We saw that firsthand over the weekend when news broke that Israel Defense Forces liberated four hostages kidnapped by Hamas on Oct. 7. This is good news. After 246 days in captivity, Noa Argamani, 25, Almog Meir Jan, 21, Andrey Kozlov, 27, and Shlomi Ziv, 40, were reunited with their families.

They were among more than 240 hostages, including several Americans, Hamas abducted in Israel eight months ago.

Unfortunately, their liberation has not been celebrated as good news everywhere.

During the rescue, at least 210 Palestinians (some reports say 270), including civilians and children, were killed. Reports indicate that the hostages were hidden among Gaza’s civilian population, making the rescue difficult. The hostages also were heavily guarded by Hamas terrorists.

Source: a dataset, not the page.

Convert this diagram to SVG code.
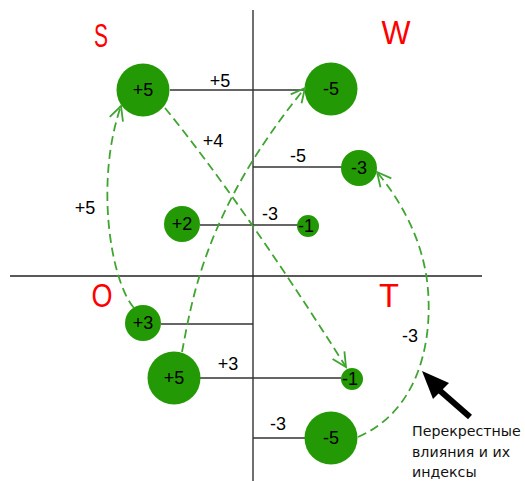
<svg xmlns="http://www.w3.org/2000/svg" width="525" height="481" viewBox="0 0 525 481">
<defs>
<style>
.ax{stroke:#222;stroke-width:1.3;fill:none}
.ln{stroke:#333;stroke-width:1.3;fill:none}
.nd{fill:#239a05}
.nt{font-family:"Liberation Sans",Arial,sans-serif;font-size:18px;fill:#000;text-anchor:middle}
.lb{font-family:"Liberation Sans",Arial,sans-serif;font-size:18px;fill:#000;text-anchor:middle}
.q{font-family:"Liberation Sans",Arial,sans-serif;font-size:33px;fill:#ff0000;text-anchor:middle}
.dc{stroke:#3fa530;stroke-width:1.8;stroke-dasharray:9 5;fill:none;marker-end:url(#ah)}
.note{font-family:"DejaVu Sans",sans-serif;font-size:14.2px;fill:#111}
</style>
<marker id="ah" viewBox="0 0 20 20" refX="18" refY="10" markerWidth="20" markerHeight="20" markerUnits="userSpaceOnUse" orient="auto">
<path d="M4,3 L18,10 L4,17" fill="none" stroke="#3fa530" stroke-width="1.8"/>
</marker>
</defs>
<g id="axes">
<line class="ax" x1="253" y1="10" x2="253" y2="481"/>
<line class="ax" x1="10" y1="276" x2="482" y2="276"/>
</g>
<g id="quadrants">
<text class="q" x="101" y="47" textLength="14" lengthAdjust="spacingAndGlyphs">S</text>
<text class="q" x="396" y="44" textLength="29" lengthAdjust="spacingAndGlyphs">W</text>
<text class="q" x="102" y="307" textLength="21" lengthAdjust="spacingAndGlyphs">O</text>
<text class="q" x="389" y="307" textLength="20" lengthAdjust="spacingAndGlyphs">T</text>
</g>
<g id="links">
<line class="ln" x1="170" y1="90" x2="305" y2="90"/>
<line class="ln" x1="253" y1="167" x2="342" y2="167"/>
<line class="ln" x1="200" y1="225" x2="300" y2="225"/>
<line class="ln" x1="161" y1="324" x2="253" y2="324"/>
<line class="ln" x1="200" y1="378" x2="341" y2="378"/>
<line class="ln" x1="253" y1="438" x2="305" y2="438"/>
</g>
<g id="link-labels">
<text class="lb" x="220" y="87">+5</text>
<text class="lb" x="213" y="147">+4</text>
<text class="lb" x="298" y="162">-5</text>
<text class="lb" x="270" y="220">-3</text>
<text class="lb" x="85" y="214">+5</text>
<text class="lb" x="228" y="370">+3</text>
<text class="lb" x="278" y="430">-3</text>
<text class="lb" x="410" y="342">-3</text>
</g>
<g id="node-s5"><circle class="nd" cx="143" cy="90" r="26.5"/><text class="nt" x="143" y="96">+5</text></g>
<g id="node-w5"><circle class="nd" cx="331" cy="89" r="26.5"/><text class="nt" x="331" y="95">-5</text></g>
<g id="node-w3"><circle class="nd" cx="359" cy="168" r="18"/><text class="nt" x="359" y="174">-3</text></g>
<g id="node-p2"><circle class="nd" cx="182" cy="224" r="18"/><text class="nt" x="182" y="230">+2</text></g>
<g id="node-m1a"><circle class="nd" cx="308" cy="226" r="11"/><text class="nt" x="306" y="232">-1</text></g>
<g id="node-p3"><circle class="nd" cx="143" cy="323" r="18"/><text class="nt" x="143" y="329">+3</text></g>
<g id="node-p5b"><circle class="nd" cx="174" cy="378" r="26.5"/><text class="nt" x="174" y="384">+5</text></g>
<g id="node-m1b"><circle class="nd" cx="352" cy="379" r="11"/><text class="nt" x="350" y="385">-1</text></g>
<g id="node-m5b"><circle class="nd" cx="331" cy="438" r="26.5"/><text class="nt" x="331" y="444">-5</text></g>
<g id="connectors">
<path class="dc" d="M134,308 C110,280 95,180 121,106"/>
<path class="dc" d="M182,352 C192,300 205,210 305,88"/>
<path class="dc" d="M165,108 Q240,200 346,367"/>
<path class="dc" d="M358,437 C420,410 432,340 428,290 C424,240 400,200 377,172"/>
</g>
<g id="callout">
<line x1="470" y1="417" x2="438" y2="389" stroke="#000" stroke-width="6"/>
<polygon points="422,371 449,383 433,399" fill="#000"/>
<text class="note" x="412" y="436">Перекрестные</text>
<text class="note" x="412" y="457">влияния и их</text>
<text class="note" x="412" y="477">индексы</text>
</g>
</svg>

Major news outlets, including NBC, CNN and The Washington Post, framed their stories with the Palestinian deaths as the lead. “More than 200 Palestinians killed in Israeli hostage raid in Gaza,” The Post headline read.

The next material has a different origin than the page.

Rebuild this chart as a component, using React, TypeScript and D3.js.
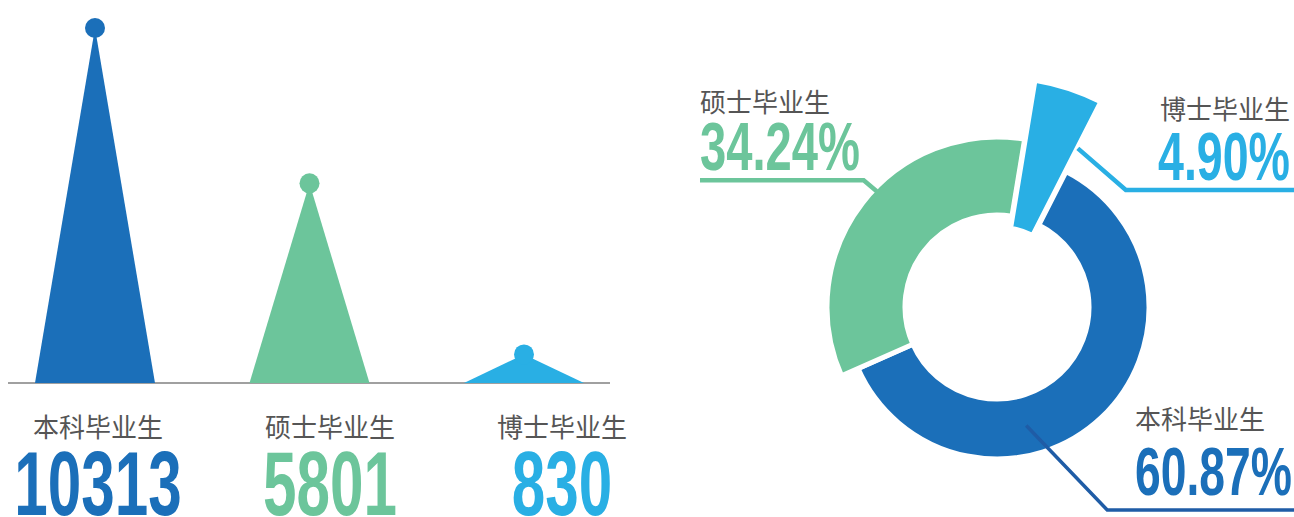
import { useRef, useEffect } from "react";
import * as d3 from "d3";

const categories = ["本科毕业生", "硕士毕业生", "博士毕业生"];
const counts = [10313, 5801, 830];
const shares = [60.87, 34.24, 4.9];
const shareLabels = ["60.87%", "34.24%", "4.90%"];

const colors = ["#1b6fb9", "#6cc59b", "#29afe4"];
const WIDTH = 1294;
const HEIGHT = 517;

function App() {
  const svgRef = useRef(null);

  useEffect(() => {
    const svg = d3.select(svgRef.current);
    svg.selectAll("*").remove();

    // ---- left: triangle "bars" ----
    const base = 383;
    const x = d3.scalePoint().domain(categories).range([95, 524]);
    const xText = d3.scalePoint().domain(categories).range([98, 562]);
    const y = d3.scaleLinear().domain([0, d3.max(counts)]).range([base, 28]);
    const half = 60;

    const left = svg.append("g");
    left.append("line")
      .attr("x1", 8).attr("x2", 610)
      .attr("y1", base).attr("y2", base)
      .attr("stroke", "#a0a0a0").attr("stroke-width", 2);

    categories.forEach((c, i) => {
      const cx = x(c);
      const top = y(counts[i]);
      left.append("path")
        .attr("d", `M${cx - half},${base}L${cx},${top}L${cx + half},${base}Z`)
        .attr("fill", colors[i]);
      left.append("circle")
        .attr("cx", cx).attr("cy", top)
        .attr("r", 10)
        .attr("fill", colors[i]);

      left.append("text")
        .attr("x", xText(c)).attr("y", 437)
        .attr("text-anchor", "middle")
        .attr("font-family", "'Noto Sans CJK SC', sans-serif")
        .attr("font-size", 26)
        .attr("fill", "#555")
        .text(c);

      const num = String(counts[i]);
      left.append("text")
        .attr("x", xText(c)).attr("y", 515)
        .attr("text-anchor", "middle")
        .attr("font-family", "'Liberation Sans Narrow', 'Liberation Sans', sans-serif")
        .attr("font-weight", "bold")
        .attr("font-size", 90)
        .attr("textLength", num.length * 33.5)
        .attr("lengthAdjust", "spacingAndGlyphs")
        .attr("fill", colors[i])
        .text(num);
    });

    // ---- right: donut ----
    const cx = 997;
    const cy = 307;
    const innerR = [92, 92, 76];
    const outerR = [152, 170, 226];
    const explode = [0, 0, 4];

    const start = (27 / 180) * Math.PI;
    const pie = d3.pie().sort(null).value((d) => d)
      .startAngle(start).endAngle(start + 2 * Math.PI);
    const arcs = pie(shares);

    const donut = svg.append("g").attr("transform", `translate(${cx},${cy})`);
    arcs.forEach((a, i) => {
      const arc = d3.arc().innerRadius(innerR[i]).outerRadius(outerR[i]);
      const mid = (a.startAngle + a.endAngle) / 2;
      const dx = Math.sin(mid) * explode[i];
      const dy = -Math.cos(mid) * explode[i];
      donut.append("path")
        .attr("d", arc(a))
        .attr("transform", `translate(${dx},${dy})`)
        .attr("fill", colors[i])
        .attr("stroke", "#fff")
        .attr("stroke-width", 5)
        .attr("stroke-linejoin", "miter");
    });

    // leader lines + labels
    const pt = (i, r, frac) => {
      const a = arcs[i];
      const ang = a.startAngle + (a.endAngle - a.startAngle) * frac;
      return [cx + Math.sin(ang) * r, cy - Math.cos(ang) * r];
    };

    const line = d3.line();
    const g = svg.append("g").attr("fill", "none");

    // 硕士
    const p1 = pt(1, outerR[1] - 3, 0.55);
    g.append("path")
      .attr("d", line([p1, [p1[0] - 13, p1[1] - 11], [700, p1[1] - 11]]))
      .attr("stroke", colors[1]).attr("stroke-width", 4.5);
    // 博士
    const p2 = pt(2, 178, 1);
    g.append("path")
      .attr("d", line([p2, [p2[0] + 48, 190], [WIDTH, 190]]))
      .attr("stroke", colors[2]).attr("stroke-width", 4.5);
    // 本科
    const p0 = pt(0, 122, 0.635);
    g.append("path")
      .attr("d", line([p0, [p0[0] + 81, 510], [WIDTH, 510]]))
      .attr("stroke", "#1f5ca6").attr("stroke-width", 3.5);

    const labelPos = [
      { x: 1135, ly: 429, vy: 495, anchor: "start" },
      { x: 700, ly: 112, vy: 170, anchor: "start" },
      { x: 1290, ly: 119, vy: 180, anchor: "end" },
    ];
    const valueWidth = [157, 160, 132];

    labelPos.forEach((p, i) => {
      svg.append("text")
        .attr("x", p.x).attr("y", p.ly)
        .attr("text-anchor", p.anchor)
        .attr("font-family", "'Noto Sans CJK SC', sans-serif")
        .attr("font-size", 26)
        .attr("fill", "#555")
        .text(categories[i]);
      svg.append("text")
        .attr("x", p.x).attr("y", p.vy)
        .attr("text-anchor", p.anchor)
        .attr("font-family", "'Liberation Sans Narrow', 'Liberation Sans', sans-serif")
        .attr("font-weight", "bold")
        .attr("font-size", 68)
        .attr("textLength", valueWidth[i])
        .attr("lengthAdjust", "spacingAndGlyphs")
        .attr("fill", colors[i])
        .text(shareLabels[i]);
    });
  }, []);

  return (
    <div style={{ position: "absolute", left: 0, top: 0, background: "#fff" }}>
      <svg ref={svgRef} width={WIDTH} height={HEIGHT} style={{ display: "block" }} />
    </div>
  );
}

export default App;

Prominent social media accounts condemned the rescue and the bloodshed. There has even been debate over what the world reaction would be if, hypothetically, more than 200 Israelis were killed to rescue four Palestinians.

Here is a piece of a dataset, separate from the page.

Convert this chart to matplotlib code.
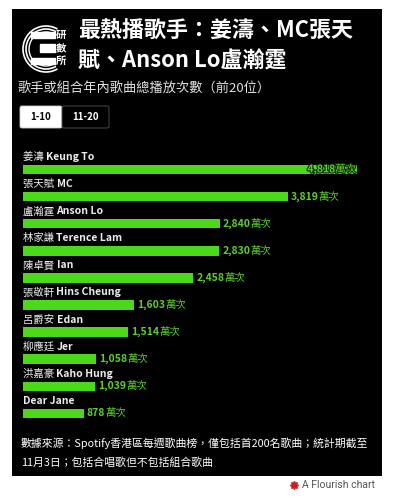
import numpy as np
import matplotlib.pyplot as plt
from matplotlib.patches import Rectangle, Arc, FancyBboxPatch
import matplotlib.patheffects as pe

plt.rcParams['font.family'] = ['Noto Sans CJK TC', 'DejaVu Sans']

# data
names_zh = ['姜濤', '張天賦', '盧瀚霆', '林家謙', '陳卓賢', '張敬軒', '呂爵安', '柳應廷', '洪嘉豪', '']
names_en = ['Keung To', 'MC', 'Anson Lo', 'Terence Lam', 'Ian', 'Hins Cheung', 'Edan', 'Jer', 'Kaho Hung', 'Dear Jane']
plays = [4818, 3819, 2840, 2830, 2458, 1603, 1514, 1058, 1039, 878]
unit = '萬次'

green = '#4cd91a'
label_green = '#5ccf2c'

W, H = 393, 500
fig = plt.figure(figsize=(W / 100, H / 100), dpi=100)
fig.patch.set_facecolor('white')

# black panel behind everything
fig.patches.append(Rectangle((12 / W, 1 - 476 / H), 370 / W, 467 / H, transform=fig.transFigure,
                             facecolor='black', edgecolor='none', zorder=-1))

# bars
y = np.arange(len(plays))
ax = fig.add_axes([23 / W, 1 - 440.5 / H, (369.6 - 23) / W, (440.5 - 142.4) / H])
ax.set_xlim(0, 5000)
ax.set_ylim(10, -1)
ax.axis('off')
ax.patch.set_alpha(0)
ax.barh(y, plays, height=0.35, color=green)
ax.set_zorder(0)

# overlay axes in pixel coordinates for all text
bg = fig.add_axes([0, 0, 1, 1])
bg.set_xlim(0, W)
bg.set_ylim(H, 0)
bg.axis('off')
bg.patch.set_alpha(0)
bg.set_zorder(1)

# logo
for r, lw in [(23, 1.2), (20, 1.2), (17, 1.0)]:
    bg.add_patch(Arc((46, 49), 2 * r, 2 * r, theta1=60, theta2=300, color='white', lw=lw))
bg.add_patch(Rectangle((31, 32), 24, 6, color='white'))
bg.add_patch(Rectangle((40, 44), 15, 8, color='white'))
bg.add_patch(Rectangle((31, 58), 24, 6, color='white'))
for yy, ch in zip([35, 48, 61], ['研', '數', '所']):
    bg.text(61, yy, ch, color='white', fontsize=7.5, fontweight='bold', ha='center', va='center')

# title
bg.text(78, 31, '最熱播歌手：姜濤、MC張天', color='white', fontsize=15.8, fontweight='bold', va='center')
bg.text(78, 61, '賦、Anson Lo盧瀚霆', color='white', fontsize=15.8, fontweight='bold', va='center')
bg.text(18, 88, '歌手或組合年內歌曲總播放次數（前20位）', color='#e0e0e0', fontsize=9.5, va='center')

# buttons
bg.add_patch(FancyBboxPatch((20, 106), 42, 22, boxstyle='round,pad=0,rounding_size=2',
                            facecolor='white', edgecolor='#cccccc', lw=0.6))
bg.add_patch(FancyBboxPatch((62, 106), 47, 22, boxstyle='round,pad=0,rounding_size=2',
                            facecolor='black', edgecolor='#555555', lw=0.6))
bg.text(41, 117, '1-10', color='black', fontsize=7, fontweight='bold', ha='center', va='center')
bg.text(85.5, 117, '11-20', color='white', fontsize=7, fontweight='bold', ha='center', va='center')

renderer = fig.canvas.get_renderer()


def text_width(t):
    return t.get_window_extent(renderer).width


def two_part(x, yy, a, b, size, color, wa, wb, ha='left', stroke=False):
    kw = dict(fontsize=size, color=color, va='center', zorder=5)
    t1 = bg.text(x, yy, a, fontweight=wa, **kw)
    t2 = bg.text(x, yy, b, fontweight=wb, **kw)
    w1, w2 = text_width(t1), text_width(t2)
    if ha == 'right':
        t1.set_x(x - w1 - w2)
        t2.set_x(x - w2)
    else:
        t2.set_x(x + w1)
    if stroke:
        for t in (t1, t2):
            t.set_path_effects([pe.withStroke(linewidth=1.6, foreground='#0d2a05')])


for i, v in enumerate(plays):
    px, py = ax.transData.transform((v, i))
    py = H - py
    # name label
    zh = names_zh[i] + ' ' if names_zh[i] else ''
    two_part(23, py - 12.5, zh, names_en[i], 7.5, '#ececec', 'normal', 'bold')
    # value label
    if i == 0:
        two_part(px - 1, py, f'{v:,}', unit, 7.5, label_green, 'bold', 'normal', ha='right', stroke=True)
    else:
        two_part(px + 3, py, f'{v:,}', unit, 7.5, label_green, 'bold', 'normal')

# footer
bg.text(21, 443, '數據來源：Spotify香港區每週歌曲榜，僅包括首200名歌曲；統計期截至',
        color='white', fontsize=7.8, va='center')
bg.text(21, 463, '11月3日；包括合唱歌但不包括組合歌曲', color='white', fontsize=7.8, va='center')

# credit
bg.plot([294], [485], marker=(8, 1, 0), ms=6, color='#c8202a')
bg.text(302, 485, 'A Flourish chart', color='#555555', fontsize=7.5, va='center',
        family=['Roboto', 'DejaVu Sans'])

fig.savefig('out.png', dpi=100, facecolor='white')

“To celebrate an operation that kills hundreds of Palestinians to save 4 Israelis is to openly say Palestinian lives are worth less than Israeli ones,” progressive policy analyst Omar Baddar posted on X.

While commentators and news outlets reframe this incredible hostage rescue as a debate over the value of human life, it’s important to add clarity to such an event and to remind everyone that the IDF would not need to rescue any hostages if Hamas had not taken any hostages captive.

What about the hostages?

To be clear: I don’t dismiss civilian deaths. Particularly children. I’m a mother. A child’s death is horrific, no matter whether the child is Israeli or Palestinian.

Reports on the raid Saturday suggest that the rescue of Argamani went as the IDF had meticulously planned for months, but the rescue of the other three was not as smooth. The rescues were done during the day to have the element of surprise, even though the IDF was aware there would be more civilians around. When the covert mission to rescue the other three hostages was exposed, more civilians died as a result.

“Aircraft struck dozens of military targets for the success of the operation,” the IDF said in a statement. “Hamas, in a very cruel and cynical way, is holding hostages inside civilian buildings.”

But members of the IDF did not organize and execute the operation without cause. The entire reason hostages needed to be liberated is because they had been kidnapped and not returned for eight months. The reason there were hostages in the first place is because Hamas on Oct. 7 started a brutal war against Israel by murdering about 1,200 people, mostly civilians, and by taking more than 200 innocent Israelis, Americans and others hostage.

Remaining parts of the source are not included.